__Requirements__
From the listing, collect all lines containing the word "chart".

━━━━━━━━━━

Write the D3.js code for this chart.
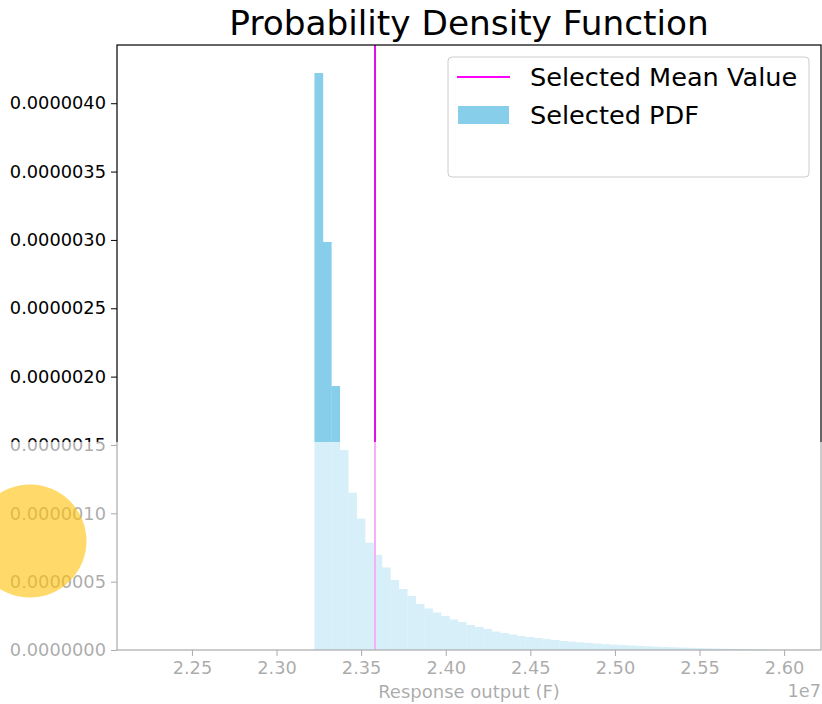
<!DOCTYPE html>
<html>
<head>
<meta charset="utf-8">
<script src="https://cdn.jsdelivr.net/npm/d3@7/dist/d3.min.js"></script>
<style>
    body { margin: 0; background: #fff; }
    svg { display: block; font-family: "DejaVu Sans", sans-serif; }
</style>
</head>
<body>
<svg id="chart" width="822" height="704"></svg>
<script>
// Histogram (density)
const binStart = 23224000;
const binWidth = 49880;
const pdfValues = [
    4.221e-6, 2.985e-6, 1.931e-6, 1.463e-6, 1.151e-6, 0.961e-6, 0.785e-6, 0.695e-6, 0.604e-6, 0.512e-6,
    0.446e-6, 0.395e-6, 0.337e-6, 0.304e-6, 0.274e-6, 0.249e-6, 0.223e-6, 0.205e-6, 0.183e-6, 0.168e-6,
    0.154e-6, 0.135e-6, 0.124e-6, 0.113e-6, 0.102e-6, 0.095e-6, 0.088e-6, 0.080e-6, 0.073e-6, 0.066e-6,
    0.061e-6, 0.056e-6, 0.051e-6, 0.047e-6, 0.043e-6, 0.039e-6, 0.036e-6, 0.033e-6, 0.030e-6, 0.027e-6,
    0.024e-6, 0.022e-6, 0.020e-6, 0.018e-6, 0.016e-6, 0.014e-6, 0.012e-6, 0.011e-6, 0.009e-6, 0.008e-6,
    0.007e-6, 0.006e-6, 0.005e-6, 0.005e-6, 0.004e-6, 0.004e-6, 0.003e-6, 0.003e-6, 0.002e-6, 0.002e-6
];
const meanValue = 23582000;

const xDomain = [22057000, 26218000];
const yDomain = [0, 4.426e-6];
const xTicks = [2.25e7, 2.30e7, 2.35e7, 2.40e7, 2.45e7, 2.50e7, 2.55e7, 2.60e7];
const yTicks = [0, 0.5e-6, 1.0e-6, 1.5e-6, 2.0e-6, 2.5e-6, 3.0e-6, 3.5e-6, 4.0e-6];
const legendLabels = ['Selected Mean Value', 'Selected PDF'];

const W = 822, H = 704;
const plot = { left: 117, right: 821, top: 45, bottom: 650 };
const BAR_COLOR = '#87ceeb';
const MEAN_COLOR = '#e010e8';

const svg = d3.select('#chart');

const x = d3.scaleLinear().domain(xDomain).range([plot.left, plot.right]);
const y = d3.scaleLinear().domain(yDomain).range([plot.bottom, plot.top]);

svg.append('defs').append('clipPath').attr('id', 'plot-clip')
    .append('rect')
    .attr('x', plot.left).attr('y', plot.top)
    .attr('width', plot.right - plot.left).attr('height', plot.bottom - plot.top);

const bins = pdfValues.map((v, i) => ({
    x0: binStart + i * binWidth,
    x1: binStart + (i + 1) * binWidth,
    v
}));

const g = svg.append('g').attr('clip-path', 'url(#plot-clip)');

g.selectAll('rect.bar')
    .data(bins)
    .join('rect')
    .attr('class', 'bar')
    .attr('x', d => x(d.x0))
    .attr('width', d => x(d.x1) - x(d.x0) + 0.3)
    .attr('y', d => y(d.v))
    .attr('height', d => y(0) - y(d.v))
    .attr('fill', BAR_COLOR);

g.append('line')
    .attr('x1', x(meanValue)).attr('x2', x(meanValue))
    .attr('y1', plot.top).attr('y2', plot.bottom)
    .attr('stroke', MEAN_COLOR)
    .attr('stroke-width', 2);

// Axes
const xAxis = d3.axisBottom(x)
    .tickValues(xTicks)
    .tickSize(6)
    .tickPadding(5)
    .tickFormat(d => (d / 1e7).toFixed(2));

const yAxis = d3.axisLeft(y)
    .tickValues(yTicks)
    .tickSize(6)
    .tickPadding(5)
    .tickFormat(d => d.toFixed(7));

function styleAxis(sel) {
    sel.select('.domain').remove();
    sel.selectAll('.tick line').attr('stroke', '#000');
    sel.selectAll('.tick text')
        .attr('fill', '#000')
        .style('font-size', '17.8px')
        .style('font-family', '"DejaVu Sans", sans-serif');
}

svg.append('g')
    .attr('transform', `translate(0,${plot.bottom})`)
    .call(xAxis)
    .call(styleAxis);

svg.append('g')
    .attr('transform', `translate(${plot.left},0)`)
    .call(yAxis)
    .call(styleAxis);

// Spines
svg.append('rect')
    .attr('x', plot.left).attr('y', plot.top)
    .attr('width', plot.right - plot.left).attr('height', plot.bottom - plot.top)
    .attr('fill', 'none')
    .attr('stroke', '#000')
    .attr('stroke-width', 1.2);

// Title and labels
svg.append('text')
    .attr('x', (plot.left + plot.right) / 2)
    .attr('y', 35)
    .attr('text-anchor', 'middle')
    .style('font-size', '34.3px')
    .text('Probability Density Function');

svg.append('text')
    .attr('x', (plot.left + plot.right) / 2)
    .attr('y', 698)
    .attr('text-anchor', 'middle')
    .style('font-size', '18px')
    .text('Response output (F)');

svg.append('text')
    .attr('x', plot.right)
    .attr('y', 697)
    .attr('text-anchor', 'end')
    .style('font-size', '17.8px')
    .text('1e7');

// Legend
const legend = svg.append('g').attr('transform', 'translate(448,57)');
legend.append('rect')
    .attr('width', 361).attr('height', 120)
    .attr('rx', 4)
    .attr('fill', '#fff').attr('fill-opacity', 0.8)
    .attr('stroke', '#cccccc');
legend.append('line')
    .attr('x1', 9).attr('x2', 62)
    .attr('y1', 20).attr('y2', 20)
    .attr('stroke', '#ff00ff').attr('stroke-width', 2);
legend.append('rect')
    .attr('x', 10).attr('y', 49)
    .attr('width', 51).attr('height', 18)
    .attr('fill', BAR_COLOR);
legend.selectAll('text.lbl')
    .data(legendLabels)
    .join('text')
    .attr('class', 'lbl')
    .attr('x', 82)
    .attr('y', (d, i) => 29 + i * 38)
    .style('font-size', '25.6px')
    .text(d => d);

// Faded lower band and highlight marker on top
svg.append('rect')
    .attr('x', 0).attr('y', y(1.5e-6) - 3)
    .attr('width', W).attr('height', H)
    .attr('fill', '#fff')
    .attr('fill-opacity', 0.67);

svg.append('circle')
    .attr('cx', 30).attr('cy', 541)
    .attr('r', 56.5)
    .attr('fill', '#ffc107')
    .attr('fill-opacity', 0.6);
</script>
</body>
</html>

━━━━━━━━━━

__Correct answer__
Write the D3.js code for this chart.
<svg id="chart" width="822" height="704"></svg>
const svg = d3.select('#chart');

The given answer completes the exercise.